Work out the number of lines in the records that include the word "Output"; reply with that number alone.
========================
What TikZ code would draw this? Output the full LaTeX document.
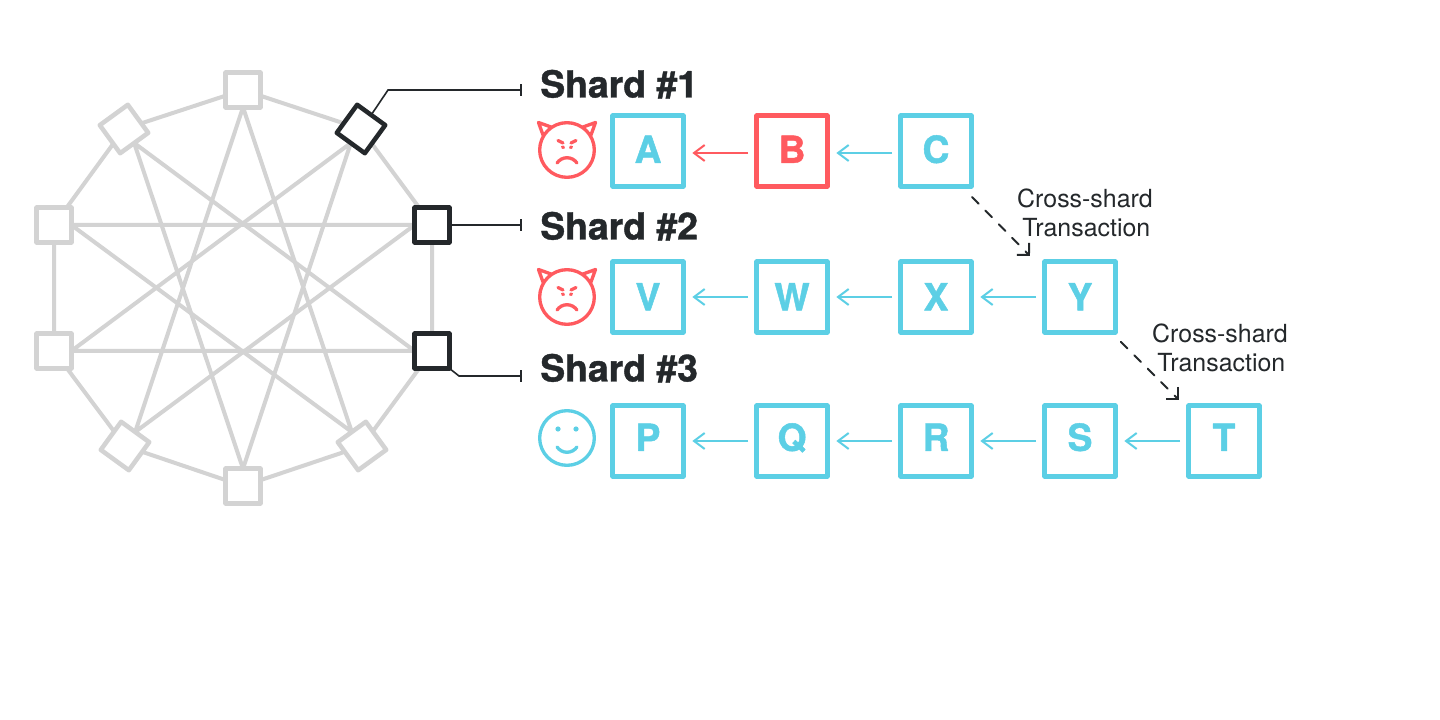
\documentclass[tikz,border=0pt]{standalone}
\usepackage{fontspec}
\usetikzlibrary{arrows.meta,calc}
\setmainfont{TeX Gyre Heros}
\newfontfamily\headfont{TeX Gyre Heros Bold}[FakeBold=1.0]
\newfontfamily\letterfont{TeX Gyre Heros Bold}[FakeBold=1.2]
\definecolor{cy}{HTML}{5CCFE5}
\definecolor{rd}{HTML}{FF5A5F}
\definecolor{dk}{HTML}{24282B}
\definecolor{gr}{HTML}{D3D3D3}
\pgfdeclarelayer{bg}
\pgfsetlayers{bg,main}
\tikzset{
  x=0.75pt,y=-0.75pt,
  netnode/.style={draw=gr,fill=white,line width=3.4pt,minimum size=26pt,inner sep=0pt,outer sep=0pt,line join=round},
  hot/.style={draw=dk},
  netline/.style={draw=gr,line width=3pt},
  leader/.style={draw=dk,line width=1.2pt,-{Bar[width=9pt,length=1.2pt]}},
  blockbox/.style={draw=cy,text=cy,fill=white,line width=3.4pt,minimum size=53pt,inner sep=0pt,outer sep=0pt,line join=round,text height=20pt,text depth=0pt,font=\letterfont\fontsize{28}{28}\selectfont\pgfsetroundjoin},
  rowa/.style={text depth=2.2pt},
  rowc/.style={text depth=5.2pt},
  evil/.style={draw=rd,text=rd},
  link/.style={draw=cy,line width=1.5pt,-{Straight Barb[length=8pt,width=12pt,line width=1.5pt]}},
  evillink/.style={link,draw=rd},
  cross/.style={draw=dk,line width=1.5pt,line cap=round,dash pattern=on 7pt off 7.3pt,-{Straight Barb[length=6.4pt,width=12.8pt,line width=1.5pt]}},
  heading/.style={anchor=base west,inner sep=0pt,text=dk,font=\headfont\fontsize{28}{28}\selectfont\pgfsetroundjoin},
  crosslabel/.style={inner sep=0pt,text=dk,align=center,font=\fontsize{18.7}{21.75}\selectfont},
  face/.style={line width=2.5pt,line cap=round,line join=round},
  gapl/.style={shorten <=6.4pt,shorten >=6.75pt},
}
\begin{document}
\begin{tikzpicture}
\useasboundingbox (0,0) rectangle (1440,720);
\begin{pgfonlayer}{bg}
\fill[white] (0,0) rectangle (1440,720);
\end{pgfonlayer}
% network nodes
\node[netnode] (n0) at (243,90) {};
\node[netnode,hot,rotate=-36] (n1) at (361,129) {};
\node[netnode,hot] (n2) at (432,225) {};
\node[netnode,hot] (n3) at (432,351) {};
\node[netnode,rotate=36] (n4) at (362,446) {};
\node[netnode] (n5) at (243,486) {};
\node[netnode,rotate=-36] (n6) at (125,446) {};
\node[netnode] (n7) at (54,351) {};
\node[netnode] (n8) at (54,225) {};
\node[netnode,rotate=36] (n9) at (124,129) {};
\begin{pgfonlayer}{bg}
\draw[netline] (n0.center)--(n1.center)--(n2.center)--(n3.center)--(n4.center)--(n5.center)--(n6.center)--(n7.center)--(n8.center)--(n9.center)--cycle;
\draw[netline,line join=round] (n0.south)--(n4.north)--(n8.east)--(n2.west)--(n6.north)--cycle;
\draw[netline,line join=round] (n1.south)--(n5.north)--(n9.south)--(n3.west)--(n7.east)--cycle;
\end{pgfonlayer}
% headings
\node[heading] (s1) at (540,97.5) {Shard \#1};
\node[heading] (s2) at (540,239.5) {Shard \#2};
\node[heading] (s3) at (540,381.5) {Shard \#3};
\coordinate (e1) at (522,90);
\coordinate (e2) at (522,225);
\coordinate (e3) at (522,376);
\coordinate (k1) at (388,90);
\coordinate (k3) at (459,376);
\draw[leader] (n1.north) -- (k1) -- (e1);
\draw[leader] (n2.east) -- (e2);
\draw[leader] (n3.south east) -- (k3) -- (e3);
% blocks
\node[blockbox,rowa] (A) at (648,151) {A};
\node[blockbox,rowa,evil] (B) at (792,151) {B};
\node[blockbox,rowa] (C) at (936,151) {C};
\node[blockbox] (V) at (648,297) {V};
\node[blockbox] (W) at (792,297) {W};
\node[blockbox] (X) at (936,297) {X};
\node[blockbox] (Y) at (1080,297) {Y};
\node[blockbox,rowc] (P) at (648,441) {P};
\node[blockbox,rowc] (Q) at (792,441) {Q};
\node[blockbox,rowc] (R) at (936,441) {R};
\node[blockbox,rowc] (S) at (1080,441) {S};
\node[blockbox,rowc] (T) at (1224,441) {T};
\draw[evillink,gapl] ([yshift=-1.5pt]B.west) -- ([yshift=-1.5pt]A.east);
\draw[link,gapl] ([yshift=-1.5pt]C.west) -- ([yshift=-1.5pt]B.east);
\foreach \a/\b in {W/V,X/W,Y/X,Q/P,R/Q,S/R,T/S}{\draw[link,gapl] (\a.west) -- (\b.east);}
\draw[cross] ($(C.south east)+(0.7,10.7)$) -- ($(Y.north west)+(-14.7,-5.7)$);
\draw[cross] ($(Y.south east)+(5.4,9.4)$) -- ($(T.north west)+(-9.7,-5.7)$);
\node[crosslabel] (l1) at (1085,213) {Cross-shard\\\hspace*{2pt}Transaction};
\node[crosslabel] (l2) at (1220,348) {Cross-shard\\\hspace*{2pt}Transaction};
% faces
\foreach \cy/\nm in {150/f1,297/f2}{
  \begin{scope}[shift={(567,\cy)},draw=rd,face]
    \node[circle,draw=rd,line width=2.5pt,minimum size=41pt,inner sep=0pt] (\nm) at (0,0) {};
    \draw (-24,-15) -- (-28.5,-27.5) -- (-16,-23);
    \draw (24,-15) -- (28.5,-27.5) -- (16,-23);
    \draw (-9,-9.5) -- (-4,-7);
    \draw (9,-9.5) -- (4,-7);
    \draw (-4.5,-3) -- (-3.5,-2.5);
    \draw (4.5,-3) -- (3.5,-2.5);
    \draw (-10,13) .. controls (-5,6) and (5,6) .. (10,13);
  \end{scope}
}
\begin{scope}[shift={(567,438)},face,draw=cy]
  \node[circle,draw=cy,line width=2.5pt,minimum size=41pt,inner sep=0pt] (f3) at (0,0) {};
  \fill[cy] (-9,-9) circle (2.6);
  \fill[cy] (9,-9) circle (2.6);
  \draw (-10,9) .. controls (-5,16) and (5,16) .. (10,9);
\end{scope}
\end{tikzpicture}
\end{document}
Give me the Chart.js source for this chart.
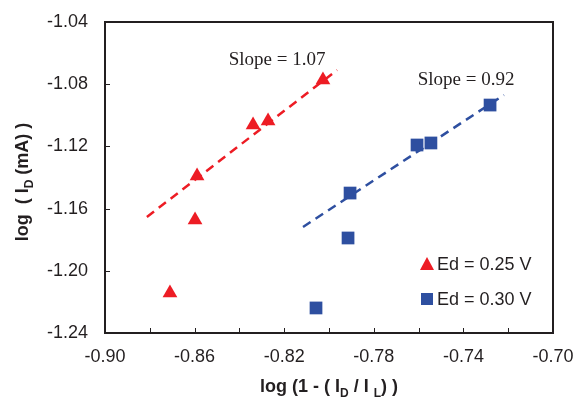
<!DOCTYPE html>
<html>
<head>
<meta charset="utf-8">
<script src="https://cdn.jsdelivr.net/npm/chart.js@4/dist/chart.umd.min.js"></script>
<style>
  html, body { margin: 0; padding: 0; background: #fff; }
</style>
</head>
<body>
<canvas id="c" width="575" height="399"></canvas>
<script>
// --- DATA ---
const seriesNames = ['Ed = 0.25 V', 'Ed = 0.30 V'];
const redX = [-0.8710, -0.8598, -0.8589, -0.8339, -0.8272, -0.8027];
const redY = [-1.2143, -1.1673, -1.1390, -1.1062, -1.1037, -1.0773];
const blueX = [-0.8058, -0.7915, -0.7906, -0.7607, -0.7545, -0.7281];
const blueY = [-1.2239, -1.1789, -1.1500, -1.1191, -1.1178, -1.0934];
// fitted trend lines (end points)
const redFitX = [-0.8813, -0.7964];
const redFitY = [-1.1654, -1.0709];
const blueFitX = [-0.8116, -0.7219];
const blueFitY = [-1.1718, -1.0869];
const slopeLabels = ['Slope = 1.07', 'Slope = 0.92'];
const xTicks = [-0.90, -0.86, -0.82, -0.78, -0.74, -0.70];
const yTicks = [-1.24, -1.20, -1.16, -1.12, -1.08, -1.04];

const RED = '#ed1c24', BLUE = '#2e4fa0', INK = '#231f20';
const pts = (xs, ys) => xs.map((x, i) => ({ x, y: ys[i] }));

// --- TEXT WITH SUBSCRIPTS ---
function drawRich(ctx, parts, x, y, size) {
    const big = `bold ${size}px "Liberation Sans", Arial, sans-serif`;
    const small = `bold ${Math.round(size * 0.68)}px "Liberation Sans", Arial, sans-serif`;
    let w = 0;
    parts.forEach(p => { ctx.font = p.sub ? small : big; w += ctx.measureText(p.t).width; });
    let cx = x - w / 2;
    parts.forEach(p => {
        ctx.font = p.sub ? small : big;
        ctx.fillText(p.t, cx, p.sub ? y + size * 0.28 : y);
        cx += ctx.measureText(p.t).width;
    });
}

const decor = {
    id: 'decor',
    afterDraw(chart) {
        const ctx = chart.ctx, a = chart.chartArea, x = chart.scales.x, y = chart.scales.y;
        ctx.save();
        ctx.strokeStyle = INK; ctx.lineWidth = 2;
        ctx.strokeRect(a.left, a.top, a.right - a.left, a.bottom - a.top);
        // inward tick marks
        ctx.lineWidth = 1;
        x.ticks.forEach(t => {
            const px = Math.round(x.getPixelForValue(t.value)) + 0.5;
            ctx.beginPath(); ctx.moveTo(px, a.bottom); ctx.lineTo(px, a.bottom - 5); ctx.stroke();
        });
        y.ticks.forEach(t => {
            const py = Math.round(y.getPixelForValue(t.value)) + 0.5;
            ctx.beginPath(); ctx.moveTo(a.left, py); ctx.lineTo(a.left + 5, py); ctx.stroke();
        });

        // slope notes
        ctx.fillStyle = INK;
        ctx.font = '19px "Liberation Serif", "Times New Roman", serif';
        ctx.textAlign = 'center'; ctx.textBaseline = 'middle';
        ctx.fillText(slopeLabels[0], x.getPixelForValue(-0.8232), y.getPixelForValue(-1.0644));
        ctx.fillText(slopeLabels[1], x.getPixelForValue(-0.7388), y.getPixelForValue(-1.0773));

        // legend
        const lx = a.right - 126;
        const rows = [{ c: RED, s: 'tri', yy: 264 }, { c: BLUE, s: 'sq', yy: 299 }];
        rows.forEach((r, i) => {
            ctx.fillStyle = r.c;
            if (r.s === 'tri') {
                ctx.beginPath(); ctx.moveTo(lx, r.yy - 7); ctx.lineTo(lx + 7, r.yy + 6); ctx.lineTo(lx - 7, r.yy + 6); ctx.closePath(); ctx.fill();
            } else {
                ctx.fillRect(lx - 6, r.yy - 6, 12, 12);
            }
            ctx.fillStyle = INK;
            ctx.font = '18px "Liberation Sans", Arial, sans-serif';
            ctx.textAlign = 'left';
            ctx.fillText(seriesNames[i], lx + 10, r.yy + 1);
        });

        // axis titles
        ctx.fillStyle = INK; ctx.textAlign = 'left'; ctx.textBaseline = 'alphabetic';
        drawRich(ctx, [{ t: 'log (1 - ( I' }, { t: 'D', sub: true }, { t: ' / I ' }, { t: 'L', sub: true }, { t: ') )' }],
            (a.left + a.right) / 2, 392, 18);
        ctx.translate(28, 182); ctx.rotate(-Math.PI / 2);
        drawRich(ctx, [{ t: 'log  ( I' }, { t: 'D', sub: true }, { t: ' (mA) )' }], 0, 0, 18);
        ctx.restore();
    }
};

new Chart(document.getElementById('c'), {
    type: 'scatter',
    data: {
        datasets: [
            { label: seriesNames[0], data: pts(redX, redY), pointStyle: 'triangle', pointRadius: 8.5,
              backgroundColor: RED, borderColor: RED, borderWidth: 0 },
            { label: seriesNames[1], data: pts(blueX, blueY), pointStyle: 'rect', pointRadius: 9,
              backgroundColor: BLUE, borderColor: BLUE, borderWidth: 0 },
            { data: pts(redFitX, redFitY), showLine: true, pointRadius: 0, borderColor: RED,
              borderWidth: 2.5, borderDash: [9, 6] },
            { data: pts(blueFitX, blueFitY), showLine: true, pointRadius: 0, borderColor: BLUE,
              borderWidth: 2.5, borderDash: [9, 6] }
        ]
    },
    options: {
        responsive: false, animation: false,
        layout: { padding: { left: 0, right: 22, top: 22, bottom: 0 } },
        plugins: { legend: { display: false }, tooltip: { enabled: false } },
        scales: {
            x: {
                type: 'linear', min: -0.90, max: -0.70,
                grid: { display: false, drawTicks: false }, border: { display: false },
                afterFit: s => { s.height = 66; s.paddingLeft = 0; s.paddingRight = 0; },
                afterBuildTicks: s => { s.ticks = []; for (let i = 0; i <= 10; i++) s.ticks.push({ value: -0.90 + i * 0.02 }); },
                ticks: {
                    autoSkip: false, maxRotation: 0, padding: 13, color: INK,
                    font: { family: '"Liberation Sans", Arial, sans-serif', size: 18 },
                    callback: (v, i) => i % 2 === 0 ? xTicks[i / 2].toFixed(2) : ''
                }
            },
            y: {
                type: 'linear', min: -1.24, max: -1.04,
                grid: { display: false, drawTicks: false }, border: { display: false },
                afterFit: s => { s.width = 105; s.paddingTop = 0; s.paddingBottom = 0; },
                afterBuildTicks: s => { s.ticks = yTicks.map(v => ({ value: v })); },
                ticks: {
                    padding: 17, color: INK,
                    font: { family: '"Liberation Sans", Arial, sans-serif', size: 18 },
                    callback: v => v.toFixed(2)
                }
            }
        }
    },
    plugins: [decor]
});
</script>
</body>
</html>
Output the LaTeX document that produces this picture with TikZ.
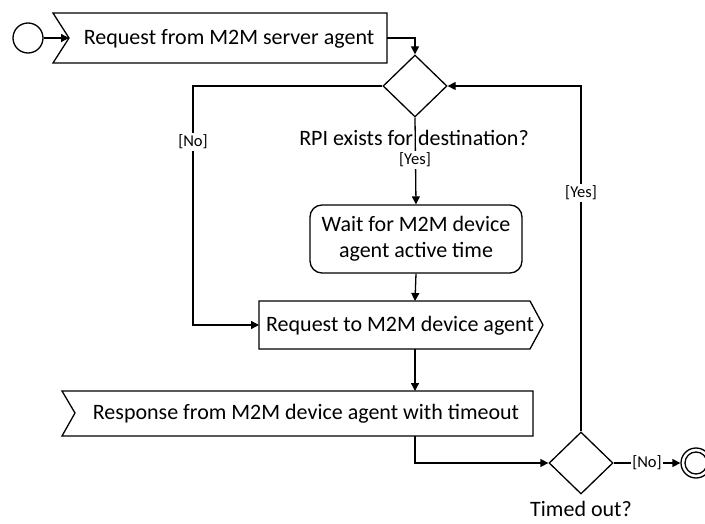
========================
▸ **Answer to the task**
2